Where all these points of view concur is in the following: that the political configurations of any of the many local conflicts are complex, and include many sectarian and criminal rivalries, as well as local struggles for dominance; that there are limits to what can be accomplished by force; and that the drumbeat of US demands for more force and less negotiation can only lead to greater alienation of civilians hurt as innocent bystanders in military operations. From the Pakistani perspective, ill-conceived responses may make a bad situation worse.
Pakistanis think Washington misses or misunderstands the complex continuities of political affiliation and clan loyalty between those involved in armed activity and those involved in politics. The US obsession with defeat of armed insurgents on the frontier, in this view, is a distraction from the pressing need for political stabilization of the new government, and the need to allow that government to respond to the parlous economic situation of the country. There is also a sense that the US, over the past year of turmoil, did not support the Pakistani aspiration for an independent judiciary and the rule of law, as embodied in the widely popular “lawyers’ movement”. There is more than passing reference among Pakistanis to the fact that the armed insurgencies on the frontier also reflect a breakdown of the rule of law, and emulation by armed groups of a more widespread contempt for the rule of law observed throughout the society, particularly among the country’s rulers.

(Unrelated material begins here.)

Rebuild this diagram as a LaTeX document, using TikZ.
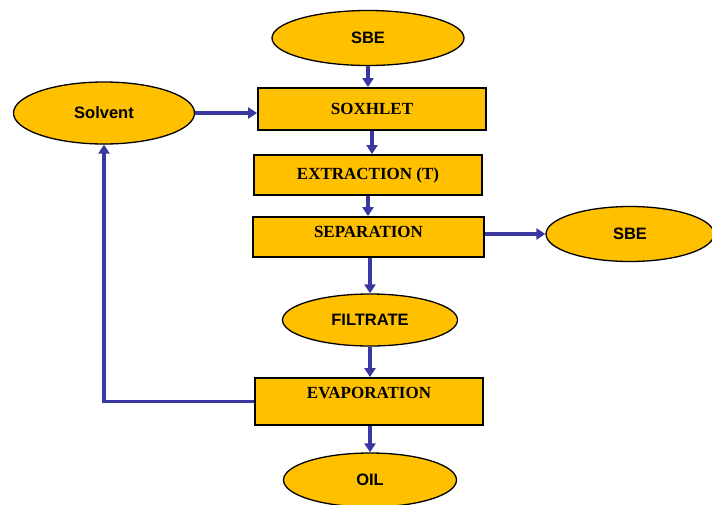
\documentclass[tikz,border=0pt]{standalone}
\usepackage{fontspec}
\setmainfont{Liberation Serif}
\setsansfont{Liberation Sans}
\usetikzlibrary{positioning}
\usetikzlibrary{shapes.geometric}
\usetikzlibrary{arrows.meta}
\definecolor{gold}{RGB}{255,192,0}
\definecolor{flowblue}{RGB}{56,56,160}

\begin{document}
\begin{tikzpicture}[x=1pt,y=-1pt,
  oval/.style={ellipse,draw=black,line width=1.3pt,fill=gold,inner sep=0pt,
    font=\sffamily\bfseries\fontsize{16.5}{18}\selectfont},
  box/.style={rectangle,draw=black,line width=1.8pt,fill=gold,inner sep=0pt,
    font=\rmfamily\bfseries\fontsize{17}{19}\selectfont},
  flow/.style={draw=flowblue,line width=3.2pt,-{Triangle[length=9pt,width=11pt]}}]
 \useasboundingbox (0,0) rectangle (712,504);
 \node[oval,minimum width=192,minimum height=55] (sbe) at (368,38) {SBE};
 \node[box,minimum width=228,minimum height=42] (soxhlet) at (372,109) {SOXHLET};
 \node[box,minimum width=228,minimum height=40] (extraction) at (368,175) {EXTRACTION (T)};
 \node[box,minimum width=231,minimum height=40,text height=10pt,text depth=10pt] (separation) at (368.5,237) {SEPARATION};
 \node[oval,minimum width=168,minimum height=55] (sbeout) at (630,234) {SBE};
 \node[oval,minimum width=175,minimum height=52] (filtrate) at (370,320) {FILTRATE};
 \node[box,minimum width=228,minimum height=47,text height=10pt,text depth=17pt] (evaporation) at (369,401.5) {EVAPORATION};
 \node[oval,minimum width=173,minimum height=54] (oil) at (370,480) {OIL};
 \node[oval,minimum width=181,minimum height=62] (solvent) at (104,113) {Solvent};
 % connectors
 \draw[flow] (sbe) -- (sbe |- soxhlet.north);
 \draw[flow] (soxhlet.south) -- (soxhlet.south |- extraction.north);
 \draw[flow] (extraction) -- (extraction |- separation.north);
 \draw[flow] (filtrate |- separation.south) -- (filtrate);
 \draw[flow] (sbeout -| separation.east) -- (sbeout);
 \draw[flow] (solvent) -- (solvent -| soxhlet.west);
 \draw[flow] (filtrate) -- (filtrate |- evaporation.north);
 \draw[flow] (oil |- evaporation.south) -- (oil);
 \draw[flow] (evaporation.west) -| (solvent);
\end{tikzpicture}
\end{document}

If democratic politics fails again, as it often has in Pakistan, the prospects of instability and violence will increase. There is a concern that security policy, rather than undercutting democratic governance, needs to be its handmaiden. Among the many benefits of allowing civilian politicians to pursue political solutions to what are after all civil conflicts is the establishment of the principle and process of civilians making security policy. Militarization has not worked very well in recent years.